This post is part of our 2023 cybersecurity prediction series.
Cyberattacks on the healthcare industry will continue to increase.
“The healthcare industry is most vulnerable to cyberattacks, which makes it a lucrative target for cybercriminals; attacks on the healthcare industry have grown significantly in 2022, and attacks will even go further in 2023. According to IBM, healthcare breaches cost the most at $9.23 million per incident. And, most importantly, cyberattacks not only affect human lives directly—they also impact patients' mental well-being.
Additionally, according to a recent SANS and OPSWAT report, “State of ICS/OT Cybersecurity in 2022 and Beyond,” 26% of respondents reported that the healthcare and public health sector is likely to experience a successful ICS compromise with impacts on safe and reliable operations. Lastly, with healthcare staff generally unaware of the extent of cyber risks and best practices, educating them is of vital importance to protect the healthcare industry from cyberattacks.”
Cyberattacks on the healthcare industry will have direct, fatal outcomes.
“In the case of most cyberattacks, profit is the motive and rarely the aim is to kill.
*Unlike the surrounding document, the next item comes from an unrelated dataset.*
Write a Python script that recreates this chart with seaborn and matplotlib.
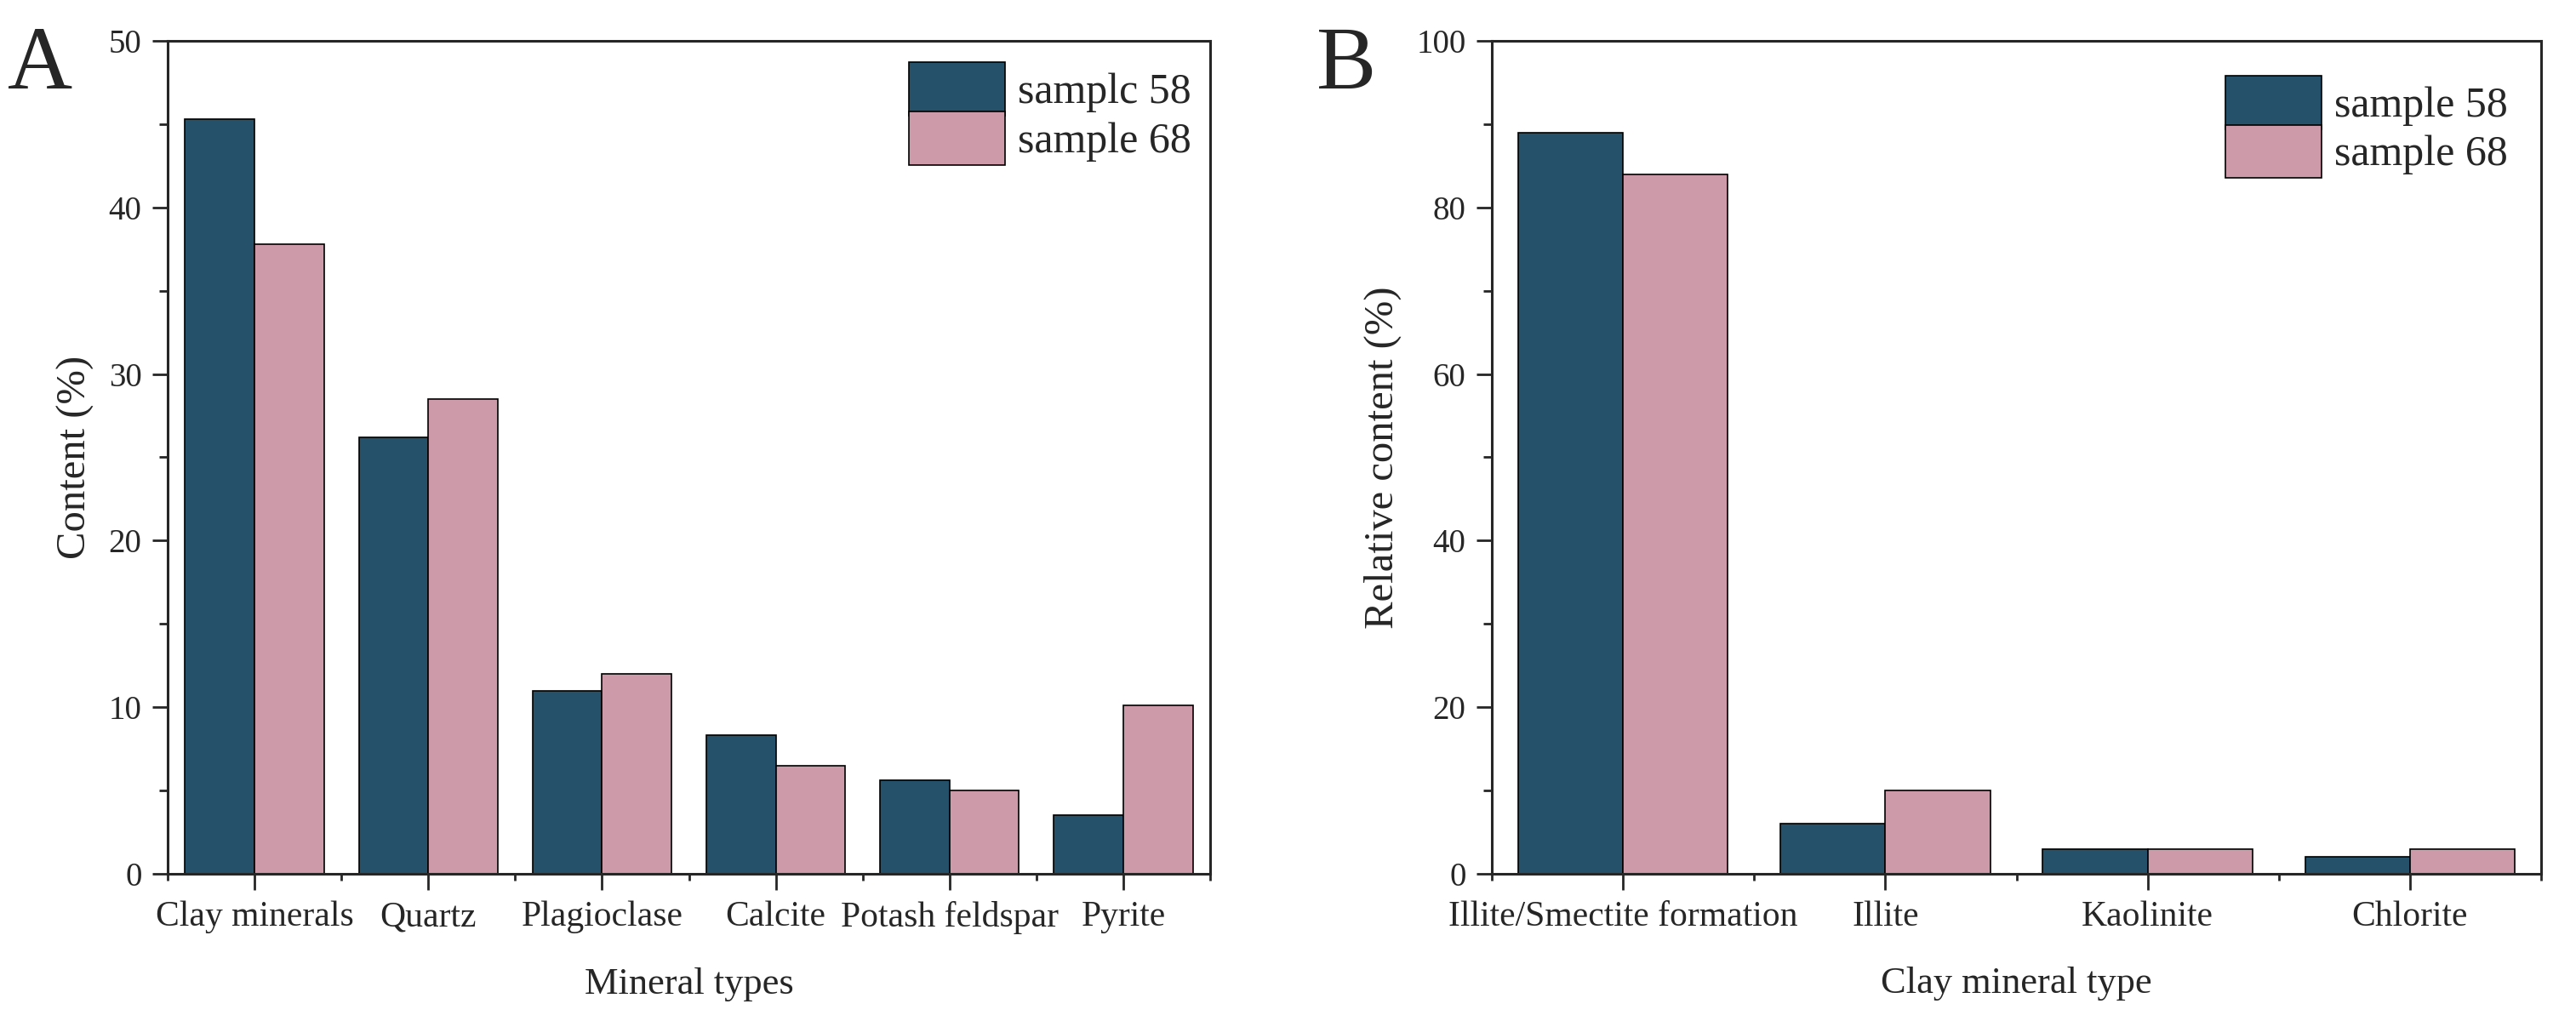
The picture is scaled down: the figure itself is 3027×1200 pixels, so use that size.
import numpy as np
import pandas as pd
import seaborn as sns
import matplotlib.pyplot as plt
from matplotlib.ticker import MultipleLocator, FixedLocator

# panel A: bulk mineral composition
minerals = ["Clay minerals", "Quartz", "Plagioclase", "Calcite", "Potash feldspar", "Pyrite"]
a_sample58 = [45.3, 26.2, 11.0, 8.3, 5.6, 3.5]
a_sample68 = [37.8, 28.5, 12.0, 6.5, 5.0, 10.1]

# panel B: clay mineral composition
clays = ["Illite/Smectite formation", "Illite", "Kaolinite", "Chlorite"]
b_sample58 = [89, 6, 3, 2]
b_sample68 = [84, 10, 3, 3]

series_names = ["sample 58", "sample 68"]
legend_labels_a = ["samplc 58", "sample 68"]
legend_labels_b = ["sample 58", "sample 68"]
colors = ["#26516A", "#CC9AA8"]


def to_long(cats, s58, s68):
    return pd.DataFrame({
        "type": cats * 2,
        "value": list(s58) + list(s68),
        "sample": [series_names[0]] * len(cats) + [series_names[1]] * len(cats),
    })


sns.set_style("ticks")
plt.rcParams['font.family'] = ['Liberation Serif', 'DejaVu Serif']
plt.rcParams['axes.linewidth'] = 2

fig = plt.figure(figsize=(30.27, 12), dpi=100)
ax_a = fig.add_axes([0.0651, 0.1442, 0.4047, 0.8158])
ax_b = fig.add_axes([0.5791, 0.1442, 0.4074, 0.8158])


def draw_panel(ax, df, cats, ymax, major, xlabel, ylabel, legend_labels, legend_anchor):
    sns.barplot(data=df, x="type", y="value", hue="sample", palette=colors,
                saturation=1, edgecolor="black", linewidth=1.2, width=0.8, ax=ax)
    n = len(cats)
    ax.set_xlim(-0.5, n - 0.5)
    ax.set_ylim(0, ymax)
    ax.yaxis.set_major_locator(MultipleLocator(major))
    ax.yaxis.set_minor_locator(MultipleLocator(major / 2))
    ax.xaxis.set_minor_locator(FixedLocator(np.arange(n + 1) - 0.5))
    ax.tick_params(axis="x", which="major", direction="out", length=14, width=2,
                   labelsize=30, pad=9)
    ax.tick_params(axis="x", which="minor", direction="out", length=6, width=2)
    ax.tick_params(axis="y", which="major", direction="out", length=13, width=2,
                   labelsize=28, pad=9)
    ax.tick_params(axis="y", which="minor", direction="out", length=7, width=2)
    for side in ["top", "right", "left", "bottom"]:
        ax.spines[side].set_visible(True)
        ax.spines[side].set_linewidth(2.2)
    ax.set_xlabel(xlabel, fontsize=32, labelpad=28)
    ax.set_ylabel(ylabel, fontsize=35, labelpad=12)
    handles, _ = ax.get_legend_handles_labels()
    ax.legend(handles, legend_labels, loc="upper right", bbox_to_anchor=legend_anchor,
              frameon=False, fontsize=36, handlelength=2.26, handleheight=1.55,
              labelspacing=-0.1, handletextpad=0.3, borderaxespad=0, borderpad=0)


draw_panel(ax_a, to_long(minerals, a_sample58, a_sample68), minerals, 50, 10,
           "Mineral types", "Content (%)", legend_labels_a, (0.982, 0.974))
draw_panel(ax_b, to_long(clays, b_sample58, b_sample68), clays, 100, 20,
           "Clay mineral type", "Relative content (%)", legend_labels_b, (0.968, 0.958))

fig.text(0.003, 0.975, "A", fontsize=76, va="top", ha="left")
fig.text(0.511, 0.975, "B", fontsize=76, va="top", ha="left")

fig.savefig("out.png", dpi=100, facecolor="white")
Killing is an unfortunate side-effect of the problem – such as high stakes situations where hackers take control for ransom thinking most hospitals will comply to save lives. For instance, a major US hospital system – CommonSpirit Health – recently suffered a ransomware cyberattack—and a 3-year-old was given a fatally large dose of pain medication as a result.
However, a lack of defined response, or coordinated and up-to-date protocols, leads to mistakes, including ransom not paid in time or no disaster recovery or backup in place. Whatever the reason, small mistakes have deadly consequences in healthcare – even if organizations are willing to pay the ransom. They also have to think about violations of data privacy regulations and repercussions.
That is why zero-trust is so important for healthcare, as well as having a solid response plan in place for recovery/backup (similar to generators for a power outage), so that operations don't get stopped mid-way.”